Provided material

┌──

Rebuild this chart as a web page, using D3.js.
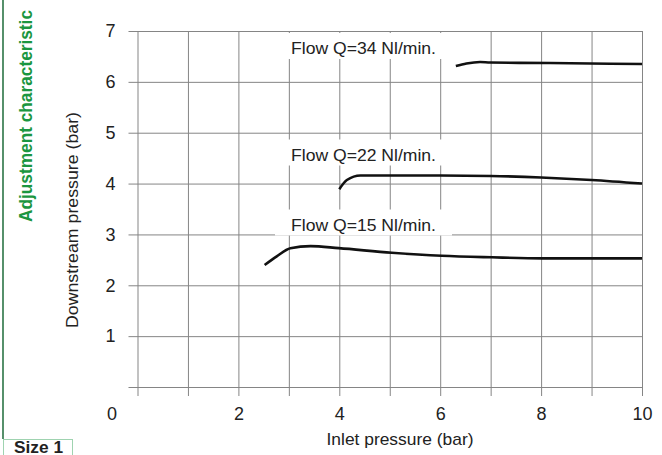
<!DOCTYPE html>
<html><head><meta charset="utf-8">
<script src="https://cdn.jsdelivr.net/npm/d3@7"></script>
<style>
body{margin:0;background:#fff;}
svg{display:block;font-family:"Liberation Sans",Arial,Helvetica,sans-serif;}
</style></head>
<body>
<svg id="chart" width="662" height="455"></svg>
<script>
// ---- data ----
const xTicks = [0,1,2,3,4,5,6,7,8,9,10];
const xTickLabels = ["", "", "2", "", "4", "", "6", "", "8", "", "10"];
const yTicks = [0,1,2,3,4,5,6,7];
const yTickLabels = ["", "1", "2", "3", "4", "5", "6", "7"];
const seriesNames = ["Flow Q=34 Nl/min.", "Flow Q=22 Nl/min.", "Flow Q=15 Nl/min."];
const q34x = [6.31, 6.52, 6.79, 6.99, 8.18, 10.0];
const q34y = [6.31, 6.36, 6.39, 6.38, 6.37, 6.35];
const q22x = [4.0, 4.15, 4.42, 6.0, 7.0, 8.0, 9.0, 10.0];
const q22y = [3.89, 4.07, 4.16, 4.16, 4.15, 4.12, 4.07, 4.0];
const q15x = [2.52, 2.76, 3.03, 3.43, 3.99, 5.04, 6.03, 7.02, 8.02, 9.03, 10.0];
const q15y = [2.40, 2.57, 2.73, 2.77, 2.73, 2.64, 2.58, 2.55, 2.53, 2.53, 2.53];

// ---- layout ----
const svg = d3.select("#chart");
const x = d3.scaleLinear().domain([0,10]).range([137.5, 642]);
const y = d3.scaleLinear().domain([0,7]).range([387, 31]);
const gridColor = "#858585";
const leftExt = 128.5, bottomExt = 396;
const font = "Liberation Sans, Arial, sans-serif";

// horizontal grid via axisLeft
const gy = svg.append("g").attr("transform", `translate(${leftExt},0)`)
  .call(d3.axisLeft(y).tickValues(yTicks).tickSize(-(x(10) - leftExt)).tickPadding(13)
        .tickFormat((d,i) => yTickLabels[i]));
gy.select(".domain").remove();
gy.attr("font-size", null).attr("font-family", null);
gy.selectAll("line").attr("stroke", gridColor).attr("stroke-width", 1);
gy.selectAll("text").style("font-size", "18px").style("font-family", font).attr("fill", "#222");

// vertical grid via axisBottom
const gx = svg.append("g").attr("transform", `translate(0,${bottomExt})`)
  .call(d3.axisBottom(x).tickValues(xTicks).tickSize(-(bottomExt - y(7))).tickPadding(10.5)
        .tickFormat((d,i) => xTickLabels[i]));
gx.select(".domain").remove();
gx.attr("font-size", null).attr("font-family", null);
gx.selectAll("line").attr("stroke", gridColor).attr("stroke-width", 1);
gx.selectAll("text").style("font-size", "18px").style("font-family", font).attr("fill", "#222")
  .attr("y", 24).attr("dy", 0);

// corner "0"
svg.append("text").attr("x", 112).attr("y", 420).attr("text-anchor", "middle")
  .style("font-size", "18px").attr("fill", "#222").text("0");

// label backgrounds and texts
const series = [[q34x,q34y],[q22x,q22y],[q15x,q15y]];
const labelBase = [54, 160.5, 230.5];
labelBase.forEach((b,i) => {
  svg.append("rect").attr("x", 275).attr("y", b - 21).attr("width", 177).attr("height", 26).attr("fill", "#fff");
  svg.append("text").attr("x", 291).attr("y", b).style("font-size", "17px").attr("fill", "#222")
    .attr("textLength", 145).attr("lengthAdjust", "spacingAndGlyphs").text(seriesNames[i]);
});

// curves
const line = d3.line().x(d => x(d[0])).y(d => y(d[1])).curve(d3.curveMonotoneX);
series.forEach(([xs, ys]) => {
  svg.append("path").datum(xs.map((v,i) => [v, ys[i]]))
    .attr("d", line).attr("fill", "none").attr("stroke", "#111").attr("stroke-width", 2.6)
    .attr("stroke-linecap", "butt");
});

// axis titles
svg.append("text").attr("transform", "translate(78,220) rotate(-90)").attr("text-anchor", "middle")
  .style("font-size", "17px").attr("fill", "#222").attr("textLength", 216).attr("lengthAdjust", "spacingAndGlyphs")
  .text("Downstream pressure (bar)");
svg.append("text").attr("x", 400).attr("y", 445).attr("text-anchor", "middle")
  .style("font-size", "17px").attr("fill", "#222").attr("textLength", 147).attr("lengthAdjust", "spacingAndGlyphs")
  .text("Inlet pressure (bar)");

// green side title and frame
svg.append("text").attr("transform", "translate(32,116) rotate(-90)").attr("text-anchor", "middle")
  .style("font-size", "18px").attr("font-weight", "bold").attr("fill", "#1b9640")
  .attr("textLength", 212).attr("lengthAdjust", "spacingAndGlyphs")
  .text("Adjustment characteristic");
svg.append("line").attr("x1", 3).attr("x2", 3).attr("y1", 0).attr("y2", 439)
  .attr("stroke", "#1e6b3a").attr("stroke-width", 1.5);
svg.append("rect").attr("x", 3.5).attr("y", 439.5).attr("width", 69).attr("height", 20)
  .attr("fill", "#fff").attr("stroke", "#9fd3b0").attr("stroke-width", 1);
svg.append("text").attr("x", 14).attr("y", 453).style("font-size", "16px").attr("font-weight", "bold")
  .attr("fill", "#222").attr("textLength", 49).attr("lengthAdjust", "spacingAndGlyphs").text("Size 1");
</script>
</body></html>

└──

Aim of the exercise
Return each line from the material above exactly, but not the pictures.

Correct response
Rebuild this chart as a web page, using D3.js.
<!DOCTYPE html>
<html><head><meta charset="utf-8">
<script src="https://cdn.jsdelivr.net/npm/d3@7"></script>
<style>
body{margin:0;background:#fff;}
svg{display:block;font-family:"Liberation Sans",Arial,Helvetica,sans-serif;}
</style></head>
<body>
<svg id="chart" width="662" height="455"></svg>
<script>
// ---- data ----
const xTicks = [0,1,2,3,4,5,6,7,8,9,10];
const xTickLabels = ["", "", "2", "", "4", "", "6", "", "8", "", "10"];
const yTicks = [0,1,2,3,4,5,6,7];
const yTickLabels = ["", "1", "2", "3", "4", "5", "6", "7"];
const seriesNames = ["Flow Q=34 Nl/min.", "Flow Q=22 Nl/min.", "Flow Q=15 Nl/min."];
const q34x = [6.31, 6.52, 6.79, 6.99, 8.18, 10.0];
const q34y = [6.31, 6.36, 6.39, 6.38, 6.37, 6.35];
const q22x = [4.0, 4.15, 4.42, 6.0, 7.0, 8.0, 9.0, 10.0];
const q22y = [3.89, 4.07, 4.16, 4.16, 4.15, 4.12, 4.07, 4.0];
const q15x = [2.52, 2.76, 3.03, 3.43, 3.99, 5.04, 6.03, 7.02, 8.02, 9.03, 10.0];
const q15y = [2.40, 2.57, 2.73, 2.77, 2.73, 2.64, 2.58, 2.55, 2.53, 2.53, 2.53];

// ---- layout ----
const svg = d3.select("#chart");
const x = d3.scaleLinear().domain([0,10]).range([137.5, 642]);
const y = d3.scaleLinear().domain([0,7]).range([387, 31]);
const gridColor = "#858585";
const leftExt = 128.5, bottomExt = 396;
const font = "Liberation Sans, Arial, sans-serif";

// horizontal grid via axisLeft
const gy = svg.append("g").attr("transform", `translate(${leftExt},0)`)
  .call(d3.axisLeft(y).tickValues(yTicks).tickSize(-(x(10) - leftExt)).tickPadding(13)
        .tickFormat((d,i) => yTickLabels[i]));
gy.select(".domain").remove();
gy.attr("font-size", null).attr("font-family", null);
gy.selectAll("line").attr("stroke", gridColor).attr("stroke-width", 1);
gy.selectAll("text").style("font-size", "18px").style("font-family", font).attr("fill", "#222");

// vertical grid via axisBottom
const gx = svg.append("g").attr("transform", `translate(0,${bottomExt})`)
  .call(d3.axisBottom(x).tickValues(xTicks).tickSize(-(bottomExt - y(7))).tickPadding(10.5)
        .tickFormat((d,i) => xTickLabels[i]));
gx.select(".domain").remove();
gx.attr("font-size", null).attr("font-family", null);
gx.selectAll("line").attr("stroke", gridColor).attr("stroke-width", 1);
gx.selectAll("text").style("font-size", "18px").style("font-family", font).attr("fill", "#222")
  .attr("y", 24).attr("dy", 0);

// corner "0"
svg.append("text").attr("x", 112).attr("y", 420).attr("text-anchor", "middle")
  .style("font-size", "18px").attr("fill", "#222").text("0");

// label backgrounds and texts
const series = [[q34x,q34y],[q22x,q22y],[q15x,q15y]];
const labelBase = [54, 160.5, 230.5];
labelBase.forEach((b,i) => {
  svg.append("rect").attr("x", 275).attr("y", b - 21).attr("width", 177).attr("height", 26).attr("fill", "#fff");
  svg.append("text").attr("x", 291).attr("y", b).style("font-size", "17px").attr("fill", "#222")
    .attr("textLength", 145).attr("lengthAdjust", "spacingAndGlyphs").text(seriesNames[i]);
});

// curves
const line = d3.line().x(d => x(d[0])).y(d => y(d[1])).curve(d3.curveMonotoneX);
series.forEach(([xs, ys]) => {
  svg.append("path").datum(xs.map((v,i) => [v, ys[i]]))
    .attr("d", line).attr("fill", "none").attr("stroke", "#111").attr("stroke-width", 2.6)
    .attr("stroke-linecap", "butt");
});

// axis titles
svg.append("text").attr("transform", "translate(78,220) rotate(-90)").attr("text-anchor", "middle")
  .style("font-size", "17px").attr("fill", "#222").attr("textLength", 216).attr("lengthAdjust", "spacingAndGlyphs")
  .text("Downstream pressure (bar)");
svg.append("text").attr("x", 400).attr("y", 445).attr("text-anchor", "middle")
  .style("font-size", "17px").attr("fill", "#222").attr("textLength", 147).attr("lengthAdjust", "spacingAndGlyphs")
  .text("Inlet pressure (bar)");

// green side title and frame
svg.append("text").attr("transform", "translate(32,116) rotate(-90)").attr("text-anchor", "middle")
  .style("font-size", "18px").attr("font-weight", "bold").attr("fill", "#1b9640")
  .attr("textLength", 212).attr("lengthAdjust", "spacingAndGlyphs")
  .text("Adjustment characteristic");
svg.append("line").attr("x1", 3).attr("x2", 3).attr("y1", 0).attr("y2", 439)
  .attr("stroke", "#1e6b3a").attr("stroke-width", 1.5);
svg.append("rect").attr("x", 3.5).attr("y", 439.5).attr("width", 69).attr("height", 20)
  .attr("fill", "#fff").attr("stroke", "#9fd3b0").attr("stroke-width", 1);
svg.append("text").attr("x", 14).attr("y", 453).style("font-size", "16px").attr("font-weight", "bold")
  .attr("fill", "#222").attr("textLength", 49).attr("lengthAdjust", "spacingAndGlyphs").text("Size 1");
</script>
</body></html>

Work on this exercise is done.